The model is released under Apache 2.0 — fully open for commercial use, fine-tuning, and deployment without restrictions.
Arbitrary Resolution Image Processing
Most vision-language models process images at a fixed resolution (e.g., 336×336 or 448×448 pixels), which distorts or loses information in images with unusual aspect ratios. Pixtral uses a variable-resolution approach: images are tiled into patches that preserve the native aspect ratio, with no forced resizing.
This matters for:
- Documents — preserve text readability at native resolution
- Panoramic images — no distortion from forced square crop
- Diagrams — fine detail in technical drawings remains crisp
- Charts — axis labels and data points remain legible
Benchmark Results
| Benchmark | Pixtral 12B | LLaVA-1.6 34B | InternVL2 8B | GPT-4o mini | |-----------|-------------|----------------|--------------|-------------| | MMMU | 52.5% | 49.9% | 51.2% | 60.0% | | MathVista | 58.0% | 46.5% | 54.7% | 52.4% | | ChartQA | 81.8% | 65.5% | 83.3% | 85.7% | | DocVQA | 90.1% | 78.2% | 91.5% | 88.5% |
Pixtral beats LLaVA-1.6 34B (nearly 3x larger) on every benchmark — a strong result for a 12B model.
Using the Mistral API
from mistralai import Mistral
import base64
client = Mistral(api_key="your-api-key")
# Load image as base64
with open("chart.png", "rb") as f:
image_b64 = base64.b64encode(f.read()).decode()
response = client.chat.complete(
model="pixtral-12b-2409",
messages=[
{
"role": "user",
"content": [
{
"type": "image_url",
"image_url": f"data:image/png;base64,{image_b64}"
},
{
"type": "text",
"text": "Extract all data values from this bar chart as a JSON array."
}
]
}
]
)
print(response.choices[0].message.content)
Self-Hosting With vLLM
pip install vllm
# Start vLLM server with Pixtral
python -m vllm.entrypoints.openai.api_server --model mistralai/Pixtral-12B-2409 --tokenizer_mode mistral --config_format mistral --load_format mistral --max-model-len 32768 --gpu-memory-utilization 0.9
The vLLM server exposes an OpenAI-compatible endpoint — switch base_url in your existing code.
Use Cases
Invoice and receipt processing: Extract line items, totals, and vendor details from scanned documents with high accuracy.

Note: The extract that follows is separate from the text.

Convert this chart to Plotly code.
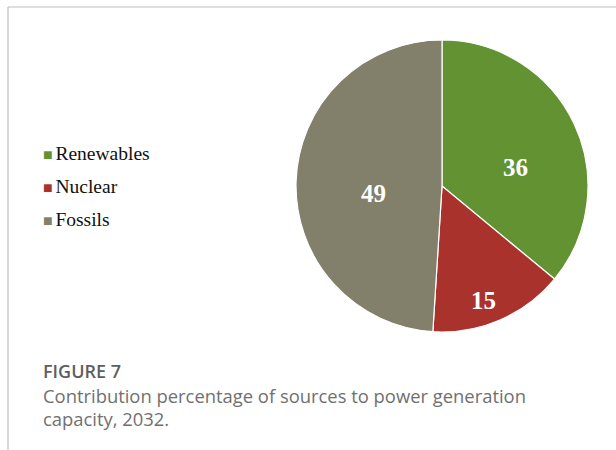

Technical diagram analysis: Parse architecture diagrams, circuit schematics, or flowcharts and convert to structured descriptions.
Chart data extraction: Pull numeric values from bar charts, line graphs, and tables for automated reporting pipelines.
Screenshot understanding: Analyze UI screenshots for accessibility audits, bug reports, or automated testing.
Summary
Pixtral 12B is the strongest Apache 2.0 licensed vision model in its size class. The variable resolution approach is a genuine architectural improvement over fixed-patch models. Access it via Mistral API or download weights from HuggingFace.